▶ [PROBLEM TO SOLVE]: Would you transcribe the listing that follows, character for character, and omit its images?

▶ [INFORMATION SHOWN]:

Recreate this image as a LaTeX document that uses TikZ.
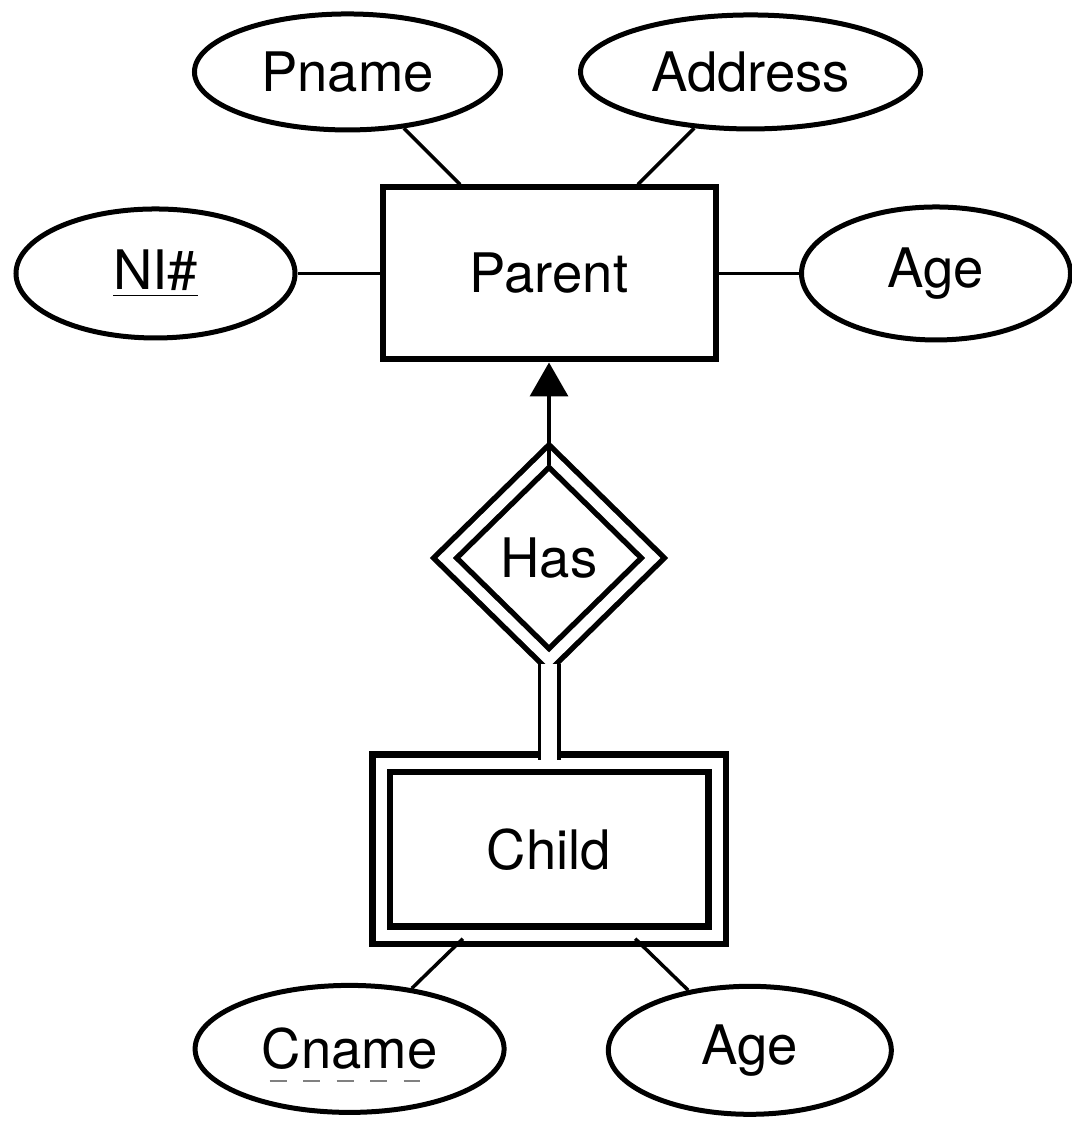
\documentclass[tikz,border=0pt]{standalone}
\usepackage{fontspec}
\setmainfont{TeX Gyre Heros}
\usetikzlibrary{arrows.meta,shapes.geometric,calc}

\begin{document}
\begin{tikzpicture}[>={Triangle[length=3.4mm,width=3.8mm]}, auto, node distance=2.85cm,
    every node/.style={font=\fontsize{15.5}{18}\selectfont},
    entity/.style={rectangle, draw, line width=0.6mm, minimum width=3.33cm, minimum height=1.72cm},
    weak/.style={rectangle, draw, double, double distance=1.1mm, line width=0.65mm, minimum width=3.36cm, minimum height=1.72cm},
    attr/.style={ellipse, draw, line width=0.5mm, inner sep=0pt},
    rel/.style={diamond, draw, double, double distance=1.05mm, line width=0.55mm, minimum width=2.1cm, minimum height=2.06cm, inner sep=0pt},
    link/.style={line width=0.35mm}]
    \useasboundingbox (0,0) rectangle (10.72,11.24);

    % Nodes {parent, has, child}
    \node [entity]	(parent) 	at (5.49,8.505)		{Parent};
    \node [rel]		(has)		[below of=parent, node distance=2.845cm]	{Has};
    \node [weak]	(child)		[below of=has, node distance=2.915cm]		{Child};

    % Attributes
    \node [attr, minimum width=3.06cm, minimum height=1.16cm]	(pname)		[above left of=parent]	{Pname};
    \node [attr, minimum width=3.40cm, minimum height=1.14cm]	(address)	[above right of=parent]	{Address};
    \node [attr, minimum width=2.79cm, minimum height=1.29cm]	(ni)		[left of=parent, node distance=3.935cm]		{\underline{NI\#}};
    \node [attr, minimum width=2.69cm, minimum height=1.33cm]	(age)		[right of=parent, node distance=3.87cm]		{Age};
    \node [attr, minimum width=3.09cm, minimum height=1.27cm]	(cname)		[below left of=child, node distance=2.82cm]	{Cname};
    \node [attr, minimum width=2.83cm, minimum height=1.28cm]	(cage)		[below right of=child, node distance=2.84cm]	{Age};

    % Paths
    \path [link]	(pname) edge (parent)
    				(address) edge (parent)
    				(ni) edge (parent)
    				(parent) edge (age);
    \path [link]	(cname) edge (child.226)
    				(cage) edge (child.314);
    \path [link, ->]	(has) edge [shorten <=-1.25mm] (parent);
    \path	(has) edge [double, double distance=1.6mm, line width=0.35mm] (child);

    % Partial key
    \draw [gray, line width=0.25mm, dash pattern=on 1.7mm off 1.65mm]
    	($(cname.center)+(-0.8,-0.32)$) -- ($(cname.center)+(0.7,-0.32)$);
\end{tikzpicture}
\end{document}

▶ [WRITTEN RESPONSE]:
Recreate this image as a LaTeX document that uses TikZ.
\documentclass[tikz,border=0pt]{standalone}
\usepackage{fontspec}
\setmainfont{TeX Gyre Heros}
\usetikzlibrary{arrows.meta,shapes.geometric,calc}

\begin{document}
\begin{tikzpicture}[>={Triangle[length=3.4mm,width=3.8mm]}, auto, node distance=2.85cm,
    every node/.style={font=\fontsize{15.5}{18}\selectfont},
    entity/.style={rectangle, draw, line width=0.6mm, minimum width=3.33cm, minimum height=1.72cm},
    weak/.style={rectangle, draw, double, double distance=1.1mm, line width=0.65mm, minimum width=3.36cm, minimum height=1.72cm},
    attr/.style={ellipse, draw, line width=0.5mm, inner sep=0pt},
    rel/.style={diamond, draw, double, double distance=1.05mm, line width=0.55mm, minimum width=2.1cm, minimum height=2.06cm, inner sep=0pt},
    link/.style={line width=0.35mm}]
    \useasboundingbox (0,0) rectangle (10.72,11.24);

    % Nodes {parent, has, child}
    \node [entity]	(parent) 	at (5.49,8.505)		{Parent};
    \node [rel]		(has)		[below of=parent, node distance=2.845cm]	{Has};
    \node [weak]	(child)		[below of=has, node distance=2.915cm]		{Child};

    % Attributes
    \node [attr, minimum width=3.06cm, minimum height=1.16cm]	(pname)		[above left of=parent]	{Pname};
    \node [attr, minimum width=3.40cm, minimum height=1.14cm]	(address)	[above right of=parent]	{Address};
    \node [attr, minimum width=2.79cm, minimum height=1.29cm]	(ni)		[left of=parent, node distance=3.935cm]		{\underline{NI\#}};
    \node [attr, minimum width=2.69cm, minimum height=1.33cm]	(age)		[right of=parent, node distance=3.87cm]		{Age};
    \node [attr, minimum width=3.09cm, minimum height=1.27cm]	(cname)		[below left of=child, node distance=2.82cm]	{Cname};
    \node [attr, minimum width=2.83cm, minimum height=1.28cm]	(cage)		[below right of=child, node distance=2.84cm]	{Age};

    % Paths
    \path [link]	(pname) edge (parent)
    				(address) edge (parent)
    				(ni) edge (parent)
    				(parent) edge (age);
    \path [link]	(cname) edge (child.226)
    				(cage) edge (child.314);
    \path [link, ->]	(has) edge [shorten <=-1.25mm] (parent);
    \path	(has) edge [double, double distance=1.6mm, line width=0.35mm] (child);

    % Partial key
    \draw [gray, line width=0.25mm, dash pattern=on 1.7mm off 1.65mm]
    	($(cname.center)+(-0.8,-0.32)$) -- ($(cname.center)+(0.7,-0.32)$);
\end{tikzpicture}
\end{document}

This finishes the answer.